▶ **DATA SECTION**
====

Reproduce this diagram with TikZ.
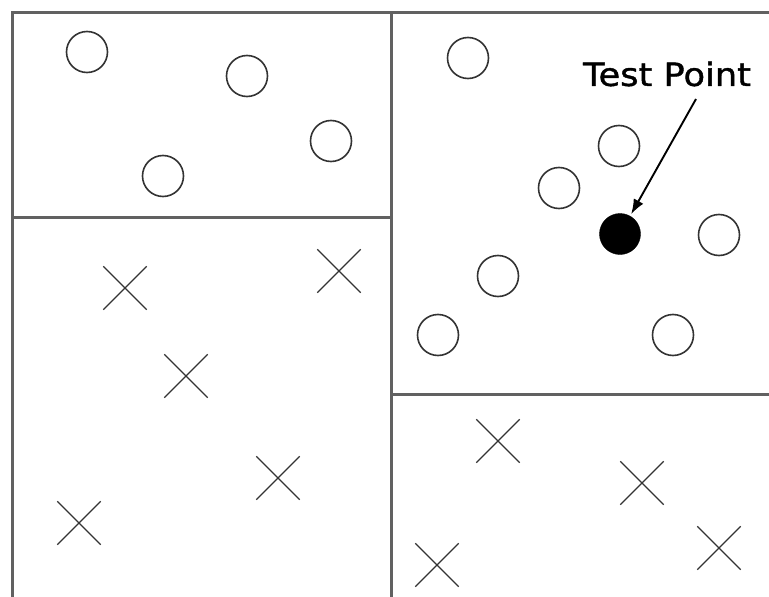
\documentclass[tikz,border=0pt]{standalone}
\usepackage{fontspec}
\setmainfont{DejaVu Sans}
\newfontfamily\labelfont[FakeStretch=1.1,FakeBold=1.2]{DejaVu Sans}
\usetikzlibrary{shapes.misc,arrows.meta}
\begin{document}
\begin{tikzpicture}[x=1pt,y=-1pt,
  frame/.style={draw=black!62,line width=3pt},
  opendot/.style={circle,draw=black!80,line width=1.6pt,minimum size=41pt,inner sep=0pt},
  filldot/.style={circle,fill=black,draw=black,minimum size=41pt,inner sep=0pt},
  xmark/.style={cross out,draw=black!80,line width=1.3pt,minimum size=42pt,inner sep=0pt},
  pointer/.style={line width=1.9pt,-{Latex[length=15pt,width=11pt]},shorten >=2pt}]
\useasboundingbox (0,0) rectangle (769,597);
\fill[white] (0,0) rectangle (769,597);

% partition lines of the plane
\coordinate (tl) at (12,12);
\coordinate (tr) at (769,12);
\coordinate (bl) at (12,597);
\coordinate (mt) at (391,12);
\coordinate (mb) at (391,597);
\coordinate (ml) at (12,217);
\coordinate (mm) at (391,217);
\coordinate (rm) at (391,394);
\coordinate (rr) at (769,394);
\draw[frame] (bl) -- (tl) -- (tr);
\draw[frame] (mt) -- (mb);
\draw[frame] (ml) -- (mm);
\draw[frame] (rm) -- (rr);

% class O, upper-left cell
\node[opendot] (a1) at (87,52) {};
\node[opendot] (a2) at (247,76) {};
\node[opendot] (a3) at (331,141) {};
\node[opendot] (a4) at (163,176) {};

% class O, upper-right cell
\node[opendot] (b1) at (468,58) {};
\node[opendot] (b2) at (619,146) {};
\node[opendot] (b3) at (559,188) {};
\node[opendot] (b4) at (719,235) {};
\node[opendot] (b5) at (498,276) {};
\node[opendot] (b6) at (438,335) {};
\node[opendot] (b7) at (673,335) {};

% query point
\node[filldot] (test) at (620,234) {};
\node (label) at (667,74) {\labelfont\fontsize{32}{36}\selectfont Test Point};
\coordinate (from) at (696,99);
\draw[pointer] (from) -- (test);

% class X, lower-left cell
\node[xmark] (x1) at (125,288) {};
\node[xmark] (x2) at (339,271) {};
\node[xmark] (x3) at (186,376) {};
\node[xmark] (x4) at (278,478) {};
\node[xmark] (x5) at (79,523) {};

% class X, lower-right cell
\node[xmark] (y1) at (498,441) {};
\node[xmark] (y2) at (642,483) {};
\node[xmark] (y3) at (437,565) {};
\node[xmark] (y4) at (719,548) {};
\end{tikzpicture}
\end{document}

====

▶ **EXERCISE REQUIREMENTS**
Skip the images and write out the rest of the listing exactly.

▶ **RESPONSE FOR THIS EXERCISE**
Reproduce this diagram with TikZ.
\documentclass[tikz,border=0pt]{standalone}
\usepackage{fontspec}
\setmainfont{DejaVu Sans}
\newfontfamily\labelfont[FakeStretch=1.1,FakeBold=1.2]{DejaVu Sans}
\usetikzlibrary{shapes.misc,arrows.meta}
\begin{document}
\begin{tikzpicture}[x=1pt,y=-1pt,
  frame/.style={draw=black!62,line width=3pt},
  opendot/.style={circle,draw=black!80,line width=1.6pt,minimum size=41pt,inner sep=0pt},
  filldot/.style={circle,fill=black,draw=black,minimum size=41pt,inner sep=0pt},
  xmark/.style={cross out,draw=black!80,line width=1.3pt,minimum size=42pt,inner sep=0pt},
  pointer/.style={line width=1.9pt,-{Latex[length=15pt,width=11pt]},shorten >=2pt}]
\useasboundingbox (0,0) rectangle (769,597);
\fill[white] (0,0) rectangle (769,597);

% partition lines of the plane
\coordinate (tl) at (12,12);
\coordinate (tr) at (769,12);
\coordinate (bl) at (12,597);
\coordinate (mt) at (391,12);
\coordinate (mb) at (391,597);
\coordinate (ml) at (12,217);
\coordinate (mm) at (391,217);
\coordinate (rm) at (391,394);
\coordinate (rr) at (769,394);
\draw[frame] (bl) -- (tl) -- (tr);
\draw[frame] (mt) -- (mb);
\draw[frame] (ml) -- (mm);
\draw[frame] (rm) -- (rr);

% class O, upper-left cell
\node[opendot] (a1) at (87,52) {};
\node[opendot] (a2) at (247,76) {};
\node[opendot] (a3) at (331,141) {};
\node[opendot] (a4) at (163,176) {};

% class O, upper-right cell
\node[opendot] (b1) at (468,58) {};
\node[opendot] (b2) at (619,146) {};
\node[opendot] (b3) at (559,188) {};
\node[opendot] (b4) at (719,235) {};
\node[opendot] (b5) at (498,276) {};
\node[opendot] (b6) at (438,335) {};
\node[opendot] (b7) at (673,335) {};

% query point
\node[filldot] (test) at (620,234) {};
\node (label) at (667,74) {\labelfont\fontsize{32}{36}\selectfont Test Point};
\coordinate (from) at (696,99);
\draw[pointer] (from) -- (test);

% class X, lower-left cell
\node[xmark] (x1) at (125,288) {};
\node[xmark] (x2) at (339,271) {};
\node[xmark] (x3) at (186,376) {};
\node[xmark] (x4) at (278,478) {};
\node[xmark] (x5) at (79,523) {};

% class X, lower-right cell
\node[xmark] (y1) at (498,441) {};
\node[xmark] (y2) at (642,483) {};
\node[xmark] (y3) at (437,565) {};
\node[xmark] (y4) at (719,548) {};
\end{tikzpicture}
\end{document}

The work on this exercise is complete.